3. Model Degradation Over Time

After a few weeks in operation, fraud patterns evolve. The original model, trained on older data, begins missing new fraud cases. This data drift reduces accuracy.

4. Lack of Reproducibility

If no one documented how the model was trained—what data was used, what preprocessing steps were applied—engineers cannot reliably retrain or debug it later.

5. Missing Monitoring

The team realizes the model is failing only after customers complain. Without real-time monitoring, performance issues go unnoticed.

How MLOps Solves These Problems

MLOps provides a systematic framework for building, deploying, monitoring, and maintaining machine learning models.

1. Consistent Environments with Containers

Using tools like Docker, teams can package a model with all its dependencies so it runs identically everywhere—on a laptop, on test servers, or in the cloud.
For a fraud detection model, this means consistent and predictable behavior in every environment.

2. Scalable Deployment with Kubernetes

Once containerized, models can be deployed to Kubernetes clusters, such as Amazon EKS. Kubernetes automatically:

  • scales the model during peak usage

  • restarts failing containers

  • ensures high availability

  • handles rolling updates

The entire setup can be defined using Infrastructure as Code tools like Terraform or CloudFormation, ensuring reproducibility.

3. Automated Performance Testing (CI/CD)

Before a model is allowed into production, CI/CD pipelines (GitHub Actions, Jenkins, GitLab CI) run automated tests:

  • unit tests

  • integration tests

  • performance tests (e.g., latency per transaction)
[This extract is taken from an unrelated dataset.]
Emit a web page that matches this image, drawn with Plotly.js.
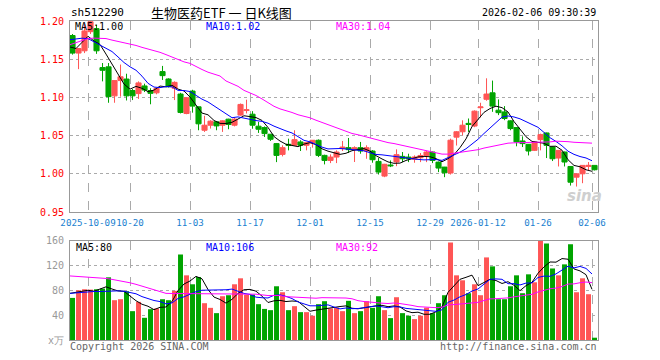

If the fraud model is too slow, the pipeline blocks deployment until it is optimized.

4. Detecting Data Drift

Tools such as TensorFlow Data Validation or Great Expectations continuously compare incoming production data with the training data. When customer behavior changes or new fraud tactics appear, the system quickly flags it.
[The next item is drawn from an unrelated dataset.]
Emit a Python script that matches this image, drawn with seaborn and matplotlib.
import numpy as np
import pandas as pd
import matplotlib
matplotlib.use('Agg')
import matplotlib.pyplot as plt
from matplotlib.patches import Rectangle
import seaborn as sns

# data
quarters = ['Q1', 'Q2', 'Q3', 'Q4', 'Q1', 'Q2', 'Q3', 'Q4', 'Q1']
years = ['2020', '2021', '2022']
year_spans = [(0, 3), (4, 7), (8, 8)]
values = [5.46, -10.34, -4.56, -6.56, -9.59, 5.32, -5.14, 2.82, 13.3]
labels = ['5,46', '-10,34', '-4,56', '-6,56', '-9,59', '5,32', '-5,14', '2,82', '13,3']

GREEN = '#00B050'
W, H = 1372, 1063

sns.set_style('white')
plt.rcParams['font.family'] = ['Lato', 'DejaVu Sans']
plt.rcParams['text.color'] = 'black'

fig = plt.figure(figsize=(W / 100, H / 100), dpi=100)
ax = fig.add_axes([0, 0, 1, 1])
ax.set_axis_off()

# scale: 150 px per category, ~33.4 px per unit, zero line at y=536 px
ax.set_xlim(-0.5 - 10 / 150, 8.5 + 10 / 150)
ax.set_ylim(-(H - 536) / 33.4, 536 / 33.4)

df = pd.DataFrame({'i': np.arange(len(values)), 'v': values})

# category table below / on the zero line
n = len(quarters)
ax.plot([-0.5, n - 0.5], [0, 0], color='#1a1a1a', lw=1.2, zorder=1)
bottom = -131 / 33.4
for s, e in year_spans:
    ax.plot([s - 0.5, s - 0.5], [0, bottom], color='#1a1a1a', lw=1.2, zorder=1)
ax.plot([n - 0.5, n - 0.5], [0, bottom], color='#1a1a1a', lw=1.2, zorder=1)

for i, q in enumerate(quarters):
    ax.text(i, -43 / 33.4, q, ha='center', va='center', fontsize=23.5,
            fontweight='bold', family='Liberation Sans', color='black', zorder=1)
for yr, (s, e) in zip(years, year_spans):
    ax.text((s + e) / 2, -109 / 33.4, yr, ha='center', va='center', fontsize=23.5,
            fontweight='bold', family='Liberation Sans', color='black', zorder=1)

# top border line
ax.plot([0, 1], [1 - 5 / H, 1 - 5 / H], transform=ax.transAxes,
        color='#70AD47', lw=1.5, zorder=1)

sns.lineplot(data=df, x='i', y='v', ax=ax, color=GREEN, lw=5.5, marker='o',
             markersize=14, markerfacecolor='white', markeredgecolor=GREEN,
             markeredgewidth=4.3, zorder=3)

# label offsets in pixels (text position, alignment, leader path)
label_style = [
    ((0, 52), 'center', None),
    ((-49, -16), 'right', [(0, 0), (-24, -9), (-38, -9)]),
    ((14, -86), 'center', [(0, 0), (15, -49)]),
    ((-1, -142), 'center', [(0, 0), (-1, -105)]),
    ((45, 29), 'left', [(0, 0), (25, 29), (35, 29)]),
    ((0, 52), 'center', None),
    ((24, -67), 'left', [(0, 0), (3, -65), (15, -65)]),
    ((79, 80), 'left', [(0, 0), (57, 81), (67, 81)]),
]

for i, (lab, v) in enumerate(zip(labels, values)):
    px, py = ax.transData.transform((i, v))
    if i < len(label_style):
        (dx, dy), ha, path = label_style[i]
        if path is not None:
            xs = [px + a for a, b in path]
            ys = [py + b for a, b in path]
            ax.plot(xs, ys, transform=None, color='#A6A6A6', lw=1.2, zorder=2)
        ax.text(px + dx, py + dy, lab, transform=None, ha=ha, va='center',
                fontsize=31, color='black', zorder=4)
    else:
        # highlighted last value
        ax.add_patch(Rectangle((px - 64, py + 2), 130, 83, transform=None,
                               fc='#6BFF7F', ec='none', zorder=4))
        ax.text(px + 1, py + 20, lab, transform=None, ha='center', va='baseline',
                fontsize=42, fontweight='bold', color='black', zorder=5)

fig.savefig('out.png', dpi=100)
In advanced setups, pipelines can even trigger automatic retraining with new examples.

5. Full Experiment Tracking

MLOps uses tools like MLflow or DVC to automatically record:

  • datasets used

  • preprocessing steps

  • model parameters

  • training metrics

  • versions of every model build

This makes model building reproducible and auditable.

6. Continuous Monitoring in Production

Dashboards built with Prometheus and Grafana track:

  • accuracy

  • error rates

  • data drift

  • latency

  • model throughput

Alerts notify the team if the model begins missing fraud cases or flagging legitimate transactions.
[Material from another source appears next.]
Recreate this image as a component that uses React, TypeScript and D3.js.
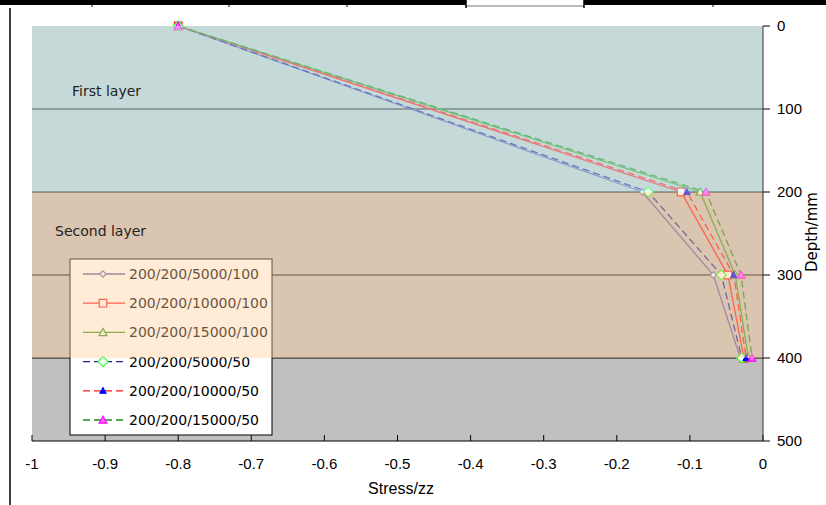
import React from "react";
import * as d3 from "d3";

const depths = [0, 200, 300, 400];
const seriesNames = [
  "200/200/5000/100",
  "200/200/10000/100",
  "200/200/15000/100",
  "200/200/5000/50",
  "200/200/10000/50",
  "200/200/15000/50",
];
const s5000_100 = [-0.8, -0.165, -0.068, -0.031];
const s10000_100 = [-0.8, -0.112, -0.048, -0.026];
const s15000_100 = [-0.8, -0.086, -0.038, -0.02];
const s5000_50 = [-0.8, -0.157, -0.057, -0.029];
const s10000_50 = [-0.8, -0.104, -0.04, -0.023];
const s15000_50 = [-0.8, -0.078, -0.03, -0.015];
const seriesValues = [s5000_100, s10000_100, s15000_100, s5000_50, s10000_50, s15000_50];

const xTicks = [-1, -0.9, -0.8, -0.7, -0.6, -0.5, -0.4, -0.3, -0.2, -0.1, 0];
const xTickLabels = ["-1", "-0.9", "-0.8", "-0.7", "-0.6", "-0.5", "-0.4", "-0.3", "-0.2", "-0.1", "0"];
const yTicks = [0, 100, 200, 300, 400, 500];
const layerNames = ["First layer", "Second layer"];
const layerBounds = [[0, 200], [200, 400]];

type Shape = "diamond" | "square" | "triangle";
type Style = {
  stroke: string;
  dash?: string;
  shape: Shape;
  r: number;
  mStroke: string;
  mFill: string;
};

const styles: Style[] = [
  { stroke: "#6a5aa8", shape: "diamond", r: 3.2, mStroke: "#7a6cb0", mFill: "#ffffff" },
  { stroke: "#ff1a1a", shape: "square", r: 3.8, mStroke: "#ff1a1a", mFill: "#ffffff" },
  { stroke: "#3c9a1e", shape: "triangle", r: 4, mStroke: "#3c9a1e", mFill: "#ffffff" },
  { stroke: "#1c1c96", dash: "7,4", shape: "diamond", r: 5, mStroke: "#33ff33", mFill: "#ffffff" },
  { stroke: "#ff1a1a", dash: "7,4", shape: "triangle", r: 3, mStroke: "#0000ff", mFill: "#0000ff" },
  { stroke: "#1f8a1f", dash: "7,4", shape: "triangle", r: 3.8, mStroke: "#ff00ff", mFill: "#ff66ff" },
];

function markerPath(shape: Shape, r: number): string {
  const p = d3.path();
  if (shape === "diamond") {
    p.moveTo(0, -r);
    p.lineTo(r, 0);
    p.lineTo(0, r);
    p.lineTo(-r, 0);
    p.closePath();
  } else if (shape === "square") {
    p.rect(-r, -r, 2 * r, 2 * r);
  } else {
    p.moveTo(0, -r);
    p.lineTo(r, r * 0.8);
    p.lineTo(-r, r * 0.8);
    p.closePath();
  }
  return p.toString();
}

const x = d3.scaleLinear().domain([-1, 0]).range([32, 763]);
const y = d3.scaleLinear().domain([0, 500]).range([26, 441]);

const tickFont = "'Liberation Sans Narrow', 'Arial Narrow', 'Liberation Sans', Arial, sans-serif";
const textFont = "'DejaVu Sans', Verdana, sans-serif";

export default function App() {
  const line = d3
    .line<[number, number]>()
    .x((d) => x(d[0]))
    .y((d) => y(d[1]));

  const legendX = 70;
  const legendY = 259;
  const legendW = 202;
  const legendH = 176;
  const rowH = 29.2;

  return (
    <svg
      width={826}
      height={505}
      style={{ position: "absolute", left: 0, top: 0, background: "#ffffff" }}
    >
      {/* frame / table fragments */}
      <rect x={0} y={0} width={466} height={5} fill="#000" />
      <rect x={584} y={0} width={242} height={5} fill="#000" />
      <line x1={466} x2={584} y1={6} y2={6} stroke="#777" strokeWidth={1} />
      {[92, 229, 347].map((d) => (
        <line key={d} x1={d} x2={d} y1={0} y2={7} stroke="#000" strokeWidth={1} />
      ))}
      <line x1={466} x2={466} y1={0} y2={8} stroke="#000" strokeWidth={1.5} />
      <line x1={584} x2={584} y1={0} y2={8} stroke="#000" strokeWidth={1.5} />
      <line x1={713} x2={713} y1={0} y2={7} stroke="#000" strokeWidth={1} />
      <line x1={10} x2={10} y1={8} y2={505} stroke="#000" strokeWidth={1.5} />

      {/* plot area */}
      <rect x={x(-1)} y={y(0)} width={x(0) - x(-1)} height={y(500) - y(0)} fill="#c0c0c0" />

      {/* gridlines */}
      {yTicks.slice(1, 5).map((t) => (
        <line key={t} x1={x(-1)} x2={x(0)} y1={y(t)} y2={y(t)} stroke="#000" strokeWidth={1} />
      ))}

      {/* series */}
      {seriesValues.map((vals, i) => {
        const pts: [number, number][] = vals.map((v, j) => [v, depths[j]]);
        const st = styles[i];
        return (
          <path
            key={i}
            d={line(pts) || ""}
            fill="none"
            stroke={st.stroke}
            strokeWidth={1.3}
            strokeDasharray={st.dash}
          />
        );
      })}
      {seriesValues.map((vals, i) => {
        const st = styles[i];
        const sym = markerPath(st.shape, st.r);
        return (
          <g key={"m" + i}>
            {vals.map((v, j) => (
              <path
                key={j}
                d={sym}
                transform={`translate(${x(v)},${y(depths[j])})`}
                fill={st.mFill}
                stroke={st.mStroke}
                strokeWidth={1.2}
              />
            ))}
          </g>
        );
      })}

      {/* legend */}
      <rect x={legendX} y={legendY} width={legendW} height={legendH} fill="#ffffff" stroke="#000" strokeWidth={1} />
      {seriesNames.map((name, i) => {
        const st = styles[i];
        const cy = legendY + 15 + i * rowH;
        const sym = markerPath(st.shape, st.r);
        return (
          <g key={name}>
            <line
              x1={legendX + 13}
              x2={legendX + 55}
              y1={cy}
              y2={cy}
              stroke={st.stroke}
              strokeWidth={1.3}
              strokeDasharray={st.dash}
            />
            <path
              d={sym}
              transform={`translate(${legendX + 33},${cy})`}
              fill={st.mFill}
              stroke={st.mStroke}
              strokeWidth={1.2}
            />
            <text x={legendX + 59} y={cy + 5} fontFamily={textFont} fontSize={14} fill="#000">
              {name}
            </text>
          </g>
        );
      })}

      {/* layer overlays */}
      <rect
        x={x(-1)}
        y={y(layerBounds[0][0])}
        width={x(0) - x(-1)}
        height={y(layerBounds[0][1]) - y(layerBounds[0][0])}
        fill="#ccffff"
        fillOpacity={0.4}
      />
      <rect
        x={x(-1)}
        y={y(layerBounds[1][0])}
        width={x(0) - x(-1)}
        height={y(layerBounds[1][1]) - y(layerBounds[1][0])}
        fill="#ffcc99"
        fillOpacity={0.4}
      />
      <text x={72} y={96} fontFamily={textFont} fontSize={14} fill="#222">
        {layerNames[0]}
      </text>
      <text x={55} y={236} fontFamily={textFont} fontSize={14} fill="#222">
        {layerNames[1]}
      </text>

      {/* x axis */}
      <line x1={x(-1)} x2={x(0)} y1={y(500)} y2={y(500)} stroke="#000" strokeWidth={1} />
      {xTicks.map((t, i) => (
        <g key={t}>
          <line x1={x(t)} x2={x(t)} y1={y(500)} y2={y(500) - 6} stroke="#000" strokeWidth={1} />
          <text x={x(t)} y={469} textAnchor="middle" fontFamily={tickFont} fontSize={15} fill="#000">
            {xTickLabels[i]}
          </text>
        </g>
      ))}
      <text x={401} y={494} textAnchor="middle" fontFamily={tickFont} fontSize={16} fill="#000">
        Stress/zz
      </text>

      {/* y axis (right) */}
      <line x1={x(0)} x2={x(0)} y1={y(0)} y2={y(500)} stroke="#333" strokeWidth={1} />
      {yTicks.map((t) => (
        <g key={t}>
          <line x1={x(0)} x2={x(0) + 7} y1={y(t)} y2={y(t)} stroke="#000" strokeWidth={1} />
          <text x={777} y={y(t) + 5} fontFamily={tickFont} fontSize={15} fill="#000">
            {t}
          </text>
        </g>
      ))}
      <text
        transform={`translate(817,232) rotate(-90)`}
        textAnchor="middle"
        fontFamily={textFont}
        fontSize={15}
        fill="#000"
      >
        Depth/mm
      </text>
    </svg>
  );
}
7. Safe, Zero-Downtime Updates

Tools such as Argo CD can deploy new models through rolling updates. If the new model performs worse, the system automatically rolls back to the previous version.

A Complete MLOps Workflow for Fraud Detection

Here’s how a full end-to-end process may look:

  1. Data engineers collect and clean transaction data using tools like Airflow or Kubeflow.

  2. Data scientists develop models inside standardized Docker environments.

  3. CI/CD tools run automated tests for quality and speed.

  4. If tests pass, the model is deployed to a staging environment on Kubernetes.

  5. Additional tests with real-world data run before production deployment.

  6. New models are rolled out safely using GitOps tools such as Argo CD.

  7. Prometheus/Grafana monitor the model continuously.

  8. Drift detection triggers alerts or automatic retraining if new fraud patterns appear.

Who Should Learn MLOps?

1. Data Scientists

Understanding packaging, CI/CD, and reproducibility makes them far more effective and reduces hand-off friction with engineering teams.

2. DevOps Engineers

They already know CI/CD, cloud infrastructure, and Kubernetes—adding ML concepts (model drift, feature stores, experiment tracking) turns them into valuable MLOps engineers.

3. Engineering Managers

A basic understanding helps with planning, allocating resources, and avoiding critical deployment mistakes.

4. Cloud Engineers

ML workloads require specialized infrastructure:

  • GPUs for training

  • scalable inference services

  • high-throughput storage for large datasets

Cloud engineers who understand ML requirements are significantly more in demand.

Conclusion

MLOps bridges the gap between experimental machine learning models and robust, production-ready AI systems. Just as DevOps revolutionized software development, MLOps is becoming essential for deploying AI at scale.